The fee-based brokerage account has frequently been a target for investigations in the financial services industry. In 1995, the Securities & Exchange Commission released a statement to the effect that fee-based accounts served to better align the interests of the financial advisor with the interests of investors. Since that time, it has become clear that no eveyrone agrees. Read on for the pros and cons of a fee-based brokerage account.
The Root of the Issue
Historically, commission-based brokerage accounts were (and continue to be) criticized because brokerage firms earn commissions when investors make trades. This no-trade-no-fee approach provides a powerful incentive for brokers to get investors to trade, which encourages boiler room tactics. The fee-based brokerage account, once hailed as the antidote to this problem, has come under fire because, according to regulators, some clients in these accounts are not trading enough. (To learn more about fee-based investing, read Introduction To Fee-Based Brokerage Accounts and Wrap it Up: The Vocabulary And Benefits of Managed Money.) Regulators point to the low level of account activity and say that some investors are paying higher fees than they would pay in traditional commission-based accounts.
From a regulatory standpoint, a complicated series of definitions, legalities and regulations can be summarized by sorting investments into two categories: advisory products and non-advisory products. With advisory products, the advice provided by financial services professionals is considered to be a material part of the process. Investors are essentially paying for advice and getting commission-free trades as part of the package. With non-advisory products, the regulators view the advice as incidental.
These fairly straightforward concepts become problematic when applied to the fee-based brokerage account. While it is classified as a non-advisory product, in practice many advisors include ongoing advice as part of the package of services they provide to their fee-based brokerage account clients. This approach lets investors make an unlimited number of trades without paying commissions or worrying about the motivation behind their advisor's recommendations.

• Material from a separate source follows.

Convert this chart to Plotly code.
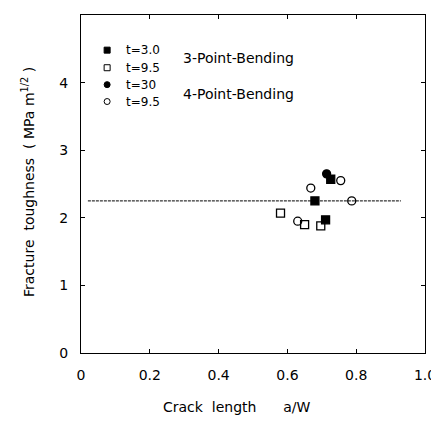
import plotly.graph_objects as go

# Data
tp30_x = [0.680, 0.711, 0.726]
tp30_y = [2.25, 1.97, 2.57]
tp95_x = [0.580, 0.650, 0.697]
tp95_y = [2.07, 1.90, 1.88]
fp30_x = [0.714]
fp30_y = [2.65]
fp95_x = [0.668, 0.787, 0.755, 0.630]
fp95_y = [2.44, 2.25, 2.55, 1.95]
mean_x = [0.02, 0.93]
mean_y = [2.25, 2.25]

x_ticks = [0, 0.2, 0.4, 0.6, 0.8, 1.0]
x_labels = ["0", "0.2", "0.4", "0.6", "0.8", "1.0"]
y_ticks = [0, 1, 2, 3, 4, 5]

leg_syms = ["square", "square-open", "circle", "circle-open"]
leg_text = ["t=3.0", "t=9.5", "t=30", "t=9.5"]
leg_y = [4.48, 4.22, 3.97, 3.72]
group_text = ["3-Point-Bending", "4-Point-Bending"]
group_y = [4.36, 3.83]

FONT = "DejaVu Sans"
fig = go.Figure()
fig.add_trace(go.Scatter(x=mean_x, y=mean_y, mode="lines",
                         line=dict(color="black", width=1, dash="3px,1px"),
                         showlegend=False))
mk = dict(size=8, color="black", line=dict(color="black", width=1.3))
fig.add_trace(go.Scatter(x=tp30_x, y=tp30_y, mode="markers",
                         marker=dict(symbol="square", **mk), showlegend=False))
fig.add_trace(go.Scatter(x=tp95_x, y=tp95_y, mode="markers",
                         marker=dict(symbol="square-open", **mk), showlegend=False))
fig.add_trace(go.Scatter(x=fp30_x, y=fp30_y, mode="markers",
                         marker=dict(symbol="circle", **mk), showlegend=False))
fig.add_trace(go.Scatter(x=fp95_x, y=fp95_y, mode="markers",
                         marker=dict(symbol="circle-open", **mk), showlegend=False))

# Legend drawn as in the reference (in-plot)
for s, t, yy in zip(leg_syms, leg_text, leg_y):
    fig.add_trace(go.Scatter(x=[0.076], y=[yy], mode="markers",
                             marker=dict(symbol=s, size=6, color="black",
                                         line=dict(color="black", width=1)),
                             showlegend=False))
    fig.add_annotation(x=0.125, y=yy, text=t, showarrow=False, xanchor="left",
                       font=dict(family=FONT, size=12, color="black"))
for t, yy in zip(group_text, group_y):
    fig.add_annotation(x=0.29, y=yy, text=t, showarrow=False, xanchor="left",
                       font=dict(family=FONT, size=14, color="black"))

# Axis titles
fig.add_annotation(xref="paper", yref="paper", x=0.453, y=-0.16,
                   xanchor="center", yanchor="middle",
                   text="Crack &nbsp;length &nbsp;&nbsp;&nbsp;&nbsp; a/W", showarrow=False,
                   font=dict(family=FONT, size=14, color="black"))
fig.add_annotation(xref="paper", yref="paper", x=-0.154, y=0.506, textangle=-90,
                   xanchor="center", yanchor="middle",
                   text="Fracture &nbsp;toughness &nbsp;( MPa m<sup>1/2</sup> )",
                   showarrow=False, font=dict(family=FONT, size=14, color="black"))

axis_common = dict(showgrid=False, zeroline=False, showline=True, linecolor="black",
                   linewidth=1.3, mirror="ticks", ticks="inside", ticklen=4,
                   tickcolor="black", automargin=False, ticklabelstandoff=9,
                   tickfont=dict(family=FONT, size=14, color="black"))
fig.update_xaxes(range=[0, 1.0], tickvals=x_ticks, ticktext=x_labels, **axis_common)
fig.update_yaxes(range=[0, 5], tickvals=y_ticks, **axis_common)
# The page body adds an 8px margin, so the figure is sized to fit the window
fig.update_layout(width=431, height=415, margin=dict(l=73, r=14, t=7, b=70),
                  plot_bgcolor="white", paper_bgcolor="white")
fig.write_html("out.html")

However, according to the regulators, investors in fee-based brokerage accounts are paying for trading, not advice. From a regulatory standpoint, products that do not come coupled with advice receive less scrutiny. Less regulation would seem like a good thing from an investment advisor's point of view, but it doesn't quite work out that way in practice. With regulators viewing commission-free trading as the primary component of the product, and advice as a minor issue for which advisors are not being paid, advisors no longer have any incentive to invest the time and effort required to help clients explore their financial needs, create an appropriate asset allocation strategy, design a portfolio, or provide ongoing oversight. As a result, most investors may be better off putting their assets into a discount brokerage account and paying for each trade as it is made - often at a cost of less than $10 per trade, versus up to 1% of assets in a fee-based brokerage account.
Under this new interpretation of the rules, the only way for advisors to get paid and stay out of trouble with regulators is to encourage the investors to trade. Of course, encouraging investors to trade raises the specter of potential conflicts of interest - the exact issue that fee-based accounts were invented to help advisors avoid. Thinking about it from an economic perspective, the regulators' goal of ensuring that investors pay less under a fee-based system than under a commission-based system seems reasonable for investors, but what about from an advisor's point of view? This situation transforms the advisor's role. Instead of seeking to provide the best possible advice, the advisor becomes a salesperson.
Conclusion - Your Portfolio
Regulatory issues aside, does a fee-based brokerage account have a place in your portfolio? The disconnect between the regulatory stance and actual practice makes this a difficult question to address. At the moment, the answer largely depends on your perspective, your objectives and the quality of the advice you are receiving from your financial services professional.
If you trade frequently and appreciate a few tips from your advisor, both you and the regulators may be happy with the status quo. If you want unbiased advice, comprehensive financial planning services and commission-free trading, the situation is a bit more complex. Despite the fact that regulators discount its value, many advisors do help their fee-based brokerage clients create comprehensive financial plans with ongoing advice and portfolio monitoring. If you can find such an advisor, or if the industry officially creates an advisory version of the fee-based brokerage account, the fee-based brokerage may still work for you. If you don't want advice and don't trade frequently, working with a financial advisor and putting your money in a fee-based account may not be the right approach.